Wednesday, June 12, 2013

Stone and Webster Fault Map of Finger Lakes Region

I put this map (courtesy Karen Edelstein) up in response to this article,

which claims:

QUOTE: A state geologist is recommending the approval of an underground storage permit for the controversial liquid petroleum gas facility planned for the Town of Reading in Schuyler County.
Meanwhile, Ontario County has become the third county in the Finger Lakes region to pass a formal resolution against the $40 million project.

In a letter addressed to Peter Briggs, director of the state Department of Environmental Conservation’s Oil & Gas Permitting Bureau, geologist Andrew Kozlowski says the plans to store propane and butane underground in depleted salt caverns will have no adverse impact on the existing geological environment.

“At the time of this application, there does not appear to be any geological reason to deny their request to utilize the geologic formations specified for the storage of liquefied petroleum gas,” Kozlowski’s letter reads. ENDQUOTE

Headline should have read "Inergy found one geologist to endorse plan!".
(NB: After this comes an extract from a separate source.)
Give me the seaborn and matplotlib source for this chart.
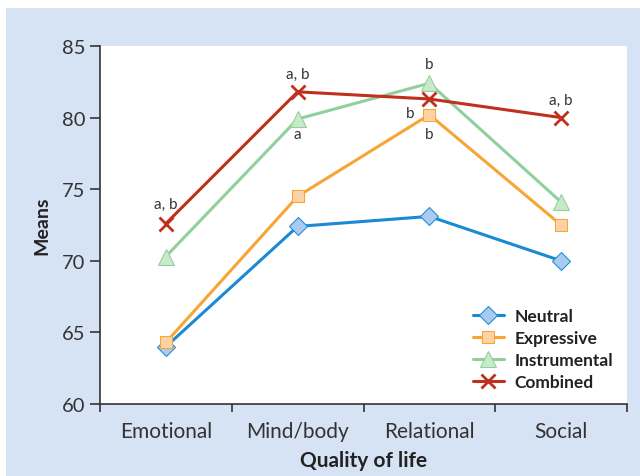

Just wondering what data this guy examined to make this determination. Inergy, DEC, and EPA all were denying requests for seismic and geologic data claiming it is "proprietary information". So any "scientific determination" about safety CANNOT BE INDEPENDENTLY VERIFIED. Independent verification is a necessary part of the scientific method.

A couple of facts we do know (thanks to Peter Mantius' excellent reporting):
  •  A 3.2-magnitude earthquake in February 2001 that geologists say was triggered by salt mining activity 26 miles southwest of Watkins Glen.
  •  An apparent 3.6-magnitude earthquake in March 1994 that was triggered by the catastrophic collapse of the Retsof Salt Mine in Cuylerville, N.Y., about 60 miles west of Watkins Glen.
  • A 3.4-magnitude earthquake in 1984 in Dresden about 20 miles north of Watkins Glen.
  • The earthquake of unspecified size, date and location that the EPA identified as the cause the roof collapse in “Well 58″ just north of Watkins Glen.

We also know that a major strike-slip fault runs right through the west side of Seneca Lake, as documented by Stone and Webster, and cited by Jacobi and others.

For more info, check out:

1 comment:

Educated NY Geologist said...

What makes you think that the existence of a Strike-slip fault would be cause for concern? SS faults have no vertical movement. Not to mention, looking as faults on a plainview map is essentially useless if you don't know what formations they occur in. That fault could be a basement fault that occurs thousands of feet below the salt.